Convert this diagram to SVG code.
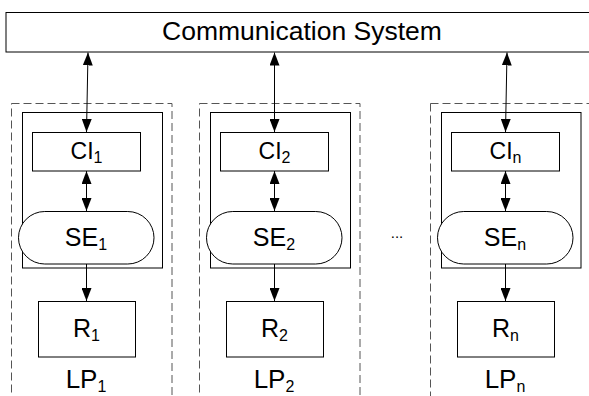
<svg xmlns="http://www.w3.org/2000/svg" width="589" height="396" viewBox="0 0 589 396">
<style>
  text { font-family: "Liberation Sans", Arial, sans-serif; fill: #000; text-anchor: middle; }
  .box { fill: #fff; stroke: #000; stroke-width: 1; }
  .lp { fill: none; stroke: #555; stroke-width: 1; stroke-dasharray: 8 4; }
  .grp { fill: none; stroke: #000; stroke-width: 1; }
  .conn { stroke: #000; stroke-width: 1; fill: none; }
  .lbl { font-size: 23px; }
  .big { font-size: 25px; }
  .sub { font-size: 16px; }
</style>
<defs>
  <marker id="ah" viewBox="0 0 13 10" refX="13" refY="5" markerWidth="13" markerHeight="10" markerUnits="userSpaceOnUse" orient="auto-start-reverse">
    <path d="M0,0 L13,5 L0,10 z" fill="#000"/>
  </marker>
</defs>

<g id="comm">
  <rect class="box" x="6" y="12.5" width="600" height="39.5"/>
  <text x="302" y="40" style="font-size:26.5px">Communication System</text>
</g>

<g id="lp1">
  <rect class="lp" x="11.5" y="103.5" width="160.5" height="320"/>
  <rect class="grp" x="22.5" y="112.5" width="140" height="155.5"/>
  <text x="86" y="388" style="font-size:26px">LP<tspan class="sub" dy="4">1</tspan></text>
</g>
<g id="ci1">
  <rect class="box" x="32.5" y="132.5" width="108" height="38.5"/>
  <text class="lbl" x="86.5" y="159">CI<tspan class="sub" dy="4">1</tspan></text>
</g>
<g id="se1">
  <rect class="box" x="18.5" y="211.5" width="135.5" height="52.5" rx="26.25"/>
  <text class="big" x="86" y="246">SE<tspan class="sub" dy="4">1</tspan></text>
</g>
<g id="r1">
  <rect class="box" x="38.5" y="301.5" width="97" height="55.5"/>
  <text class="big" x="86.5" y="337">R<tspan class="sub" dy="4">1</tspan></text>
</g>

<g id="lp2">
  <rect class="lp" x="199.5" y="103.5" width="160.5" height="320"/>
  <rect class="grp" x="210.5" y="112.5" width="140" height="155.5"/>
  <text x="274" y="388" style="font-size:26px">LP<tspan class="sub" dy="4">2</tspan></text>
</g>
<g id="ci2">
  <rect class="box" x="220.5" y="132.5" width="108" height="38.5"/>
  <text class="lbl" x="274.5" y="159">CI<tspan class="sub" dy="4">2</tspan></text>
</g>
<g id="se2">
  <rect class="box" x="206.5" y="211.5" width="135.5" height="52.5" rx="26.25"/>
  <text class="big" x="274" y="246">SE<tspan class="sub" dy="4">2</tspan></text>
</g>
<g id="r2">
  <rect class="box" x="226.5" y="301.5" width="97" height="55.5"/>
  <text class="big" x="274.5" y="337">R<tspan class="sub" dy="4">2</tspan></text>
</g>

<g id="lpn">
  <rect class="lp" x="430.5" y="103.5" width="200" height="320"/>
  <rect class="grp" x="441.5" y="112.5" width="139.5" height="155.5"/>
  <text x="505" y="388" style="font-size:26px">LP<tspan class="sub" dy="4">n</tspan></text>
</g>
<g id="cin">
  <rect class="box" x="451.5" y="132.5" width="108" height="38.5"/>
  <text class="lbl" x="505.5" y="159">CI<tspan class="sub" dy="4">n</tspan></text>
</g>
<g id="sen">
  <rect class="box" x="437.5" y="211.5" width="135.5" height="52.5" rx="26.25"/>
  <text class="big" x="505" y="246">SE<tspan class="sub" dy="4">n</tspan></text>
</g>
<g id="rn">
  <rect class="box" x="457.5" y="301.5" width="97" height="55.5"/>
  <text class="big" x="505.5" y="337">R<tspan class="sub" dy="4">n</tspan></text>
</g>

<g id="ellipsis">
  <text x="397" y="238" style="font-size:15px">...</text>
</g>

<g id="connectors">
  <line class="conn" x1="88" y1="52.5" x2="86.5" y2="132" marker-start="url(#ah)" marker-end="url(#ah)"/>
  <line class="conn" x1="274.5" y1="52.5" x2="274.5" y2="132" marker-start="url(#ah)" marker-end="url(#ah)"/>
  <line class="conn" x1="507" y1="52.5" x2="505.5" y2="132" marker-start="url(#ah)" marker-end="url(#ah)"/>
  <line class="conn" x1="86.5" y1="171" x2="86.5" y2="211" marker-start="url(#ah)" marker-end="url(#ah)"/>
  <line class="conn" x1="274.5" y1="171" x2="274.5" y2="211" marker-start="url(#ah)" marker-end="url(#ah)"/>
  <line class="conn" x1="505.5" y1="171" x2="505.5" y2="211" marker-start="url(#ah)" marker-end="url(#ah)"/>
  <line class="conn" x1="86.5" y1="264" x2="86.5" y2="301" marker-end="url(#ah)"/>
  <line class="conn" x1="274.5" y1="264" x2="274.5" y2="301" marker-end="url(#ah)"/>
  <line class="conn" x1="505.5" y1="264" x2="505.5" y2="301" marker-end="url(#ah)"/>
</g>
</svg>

# # # # #

*STATED GOAL*. Copy out all of the data word for word. Do not carry over any picture.

*ANSWER TO THIS EXERCISE*.
Convert this diagram to SVG code.
<svg xmlns="http://www.w3.org/2000/svg" width="589" height="396" viewBox="0 0 589 396">
<style>
  text { font-family: "Liberation Sans", Arial, sans-serif; fill: #000; text-anchor: middle; }
  .box { fill: #fff; stroke: #000; stroke-width: 1; }
  .lp { fill: none; stroke: #555; stroke-width: 1; stroke-dasharray: 8 4; }
  .grp { fill: none; stroke: #000; stroke-width: 1; }
  .conn { stroke: #000; stroke-width: 1; fill: none; }
  .lbl { font-size: 23px; }
  .big { font-size: 25px; }
  .sub { font-size: 16px; }
</style>
<defs>
  <marker id="ah" viewBox="0 0 13 10" refX="13" refY="5" markerWidth="13" markerHeight="10" markerUnits="userSpaceOnUse" orient="auto-start-reverse">
    <path d="M0,0 L13,5 L0,10 z" fill="#000"/>
  </marker>
</defs>

<g id="comm">
  <rect class="box" x="6" y="12.5" width="600" height="39.5"/>
  <text x="302" y="40" style="font-size:26.5px">Communication System</text>
</g>

<g id="lp1">
  <rect class="lp" x="11.5" y="103.5" width="160.5" height="320"/>
  <rect class="grp" x="22.5" y="112.5" width="140" height="155.5"/>
  <text x="86" y="388" style="font-size:26px">LP<tspan class="sub" dy="4">1</tspan></text>
</g>
<g id="ci1">
  <rect class="box" x="32.5" y="132.5" width="108" height="38.5"/>
  <text class="lbl" x="86.5" y="159">CI<tspan class="sub" dy="4">1</tspan></text>
</g>
<g id="se1">
  <rect class="box" x="18.5" y="211.5" width="135.5" height="52.5" rx="26.25"/>
  <text class="big" x="86" y="246">SE<tspan class="sub" dy="4">1</tspan></text>
</g>
<g id="r1">
  <rect class="box" x="38.5" y="301.5" width="97" height="55.5"/>
  <text class="big" x="86.5" y="337">R<tspan class="sub" dy="4">1</tspan></text>
</g>

<g id="lp2">
  <rect class="lp" x="199.5" y="103.5" width="160.5" height="320"/>
  <rect class="grp" x="210.5" y="112.5" width="140" height="155.5"/>
  <text x="274" y="388" style="font-size:26px">LP<tspan class="sub" dy="4">2</tspan></text>
</g>
<g id="ci2">
  <rect class="box" x="220.5" y="132.5" width="108" height="38.5"/>
  <text class="lbl" x="274.5" y="159">CI<tspan class="sub" dy="4">2</tspan></text>
</g>
<g id="se2">
  <rect class="box" x="206.5" y="211.5" width="135.5" height="52.5" rx="26.25"/>
  <text class="big" x="274" y="246">SE<tspan class="sub" dy="4">2</tspan></text>
</g>
<g id="r2">
  <rect class="box" x="226.5" y="301.5" width="97" height="55.5"/>
  <text class="big" x="274.5" y="337">R<tspan class="sub" dy="4">2</tspan></text>
</g>

<g id="lpn">
  <rect class="lp" x="430.5" y="103.5" width="200" height="320"/>
  <rect class="grp" x="441.5" y="112.5" width="139.5" height="155.5"/>
  <text x="505" y="388" style="font-size:26px">LP<tspan class="sub" dy="4">n</tspan></text>
</g>
<g id="cin">
  <rect class="box" x="451.5" y="132.5" width="108" height="38.5"/>
  <text class="lbl" x="505.5" y="159">CI<tspan class="sub" dy="4">n</tspan></text>
</g>
<g id="sen">
  <rect class="box" x="437.5" y="211.5" width="135.5" height="52.5" rx="26.25"/>
  <text class="big" x="505" y="246">SE<tspan class="sub" dy="4">n</tspan></text>
</g>
<g id="rn">
  <rect class="box" x="457.5" y="301.5" width="97" height="55.5"/>
  <text class="big" x="505.5" y="337">R<tspan class="sub" dy="4">n</tspan></text>
</g>

<g id="ellipsis">
  <text x="397" y="238" style="font-size:15px">...</text>
</g>

<g id="connectors">
  <line class="conn" x1="88" y1="52.5" x2="86.5" y2="132" marker-start="url(#ah)" marker-end="url(#ah)"/>
  <line class="conn" x1="274.5" y1="52.5" x2="274.5" y2="132" marker-start="url(#ah)" marker-end="url(#ah)"/>
  <line class="conn" x1="507" y1="52.5" x2="505.5" y2="132" marker-start="url(#ah)" marker-end="url(#ah)"/>
  <line class="conn" x1="86.5" y1="171" x2="86.5" y2="211" marker-start="url(#ah)" marker-end="url(#ah)"/>
  <line class="conn" x1="274.5" y1="171" x2="274.5" y2="211" marker-start="url(#ah)" marker-end="url(#ah)"/>
  <line class="conn" x1="505.5" y1="171" x2="505.5" y2="211" marker-start="url(#ah)" marker-end="url(#ah)"/>
  <line class="conn" x1="86.5" y1="264" x2="86.5" y2="301" marker-end="url(#ah)"/>
  <line class="conn" x1="274.5" y1="264" x2="274.5" y2="301" marker-end="url(#ah)"/>
  <line class="conn" x1="505.5" y1="264" x2="505.5" y2="301" marker-end="url(#ah)"/>
</g>
</svg>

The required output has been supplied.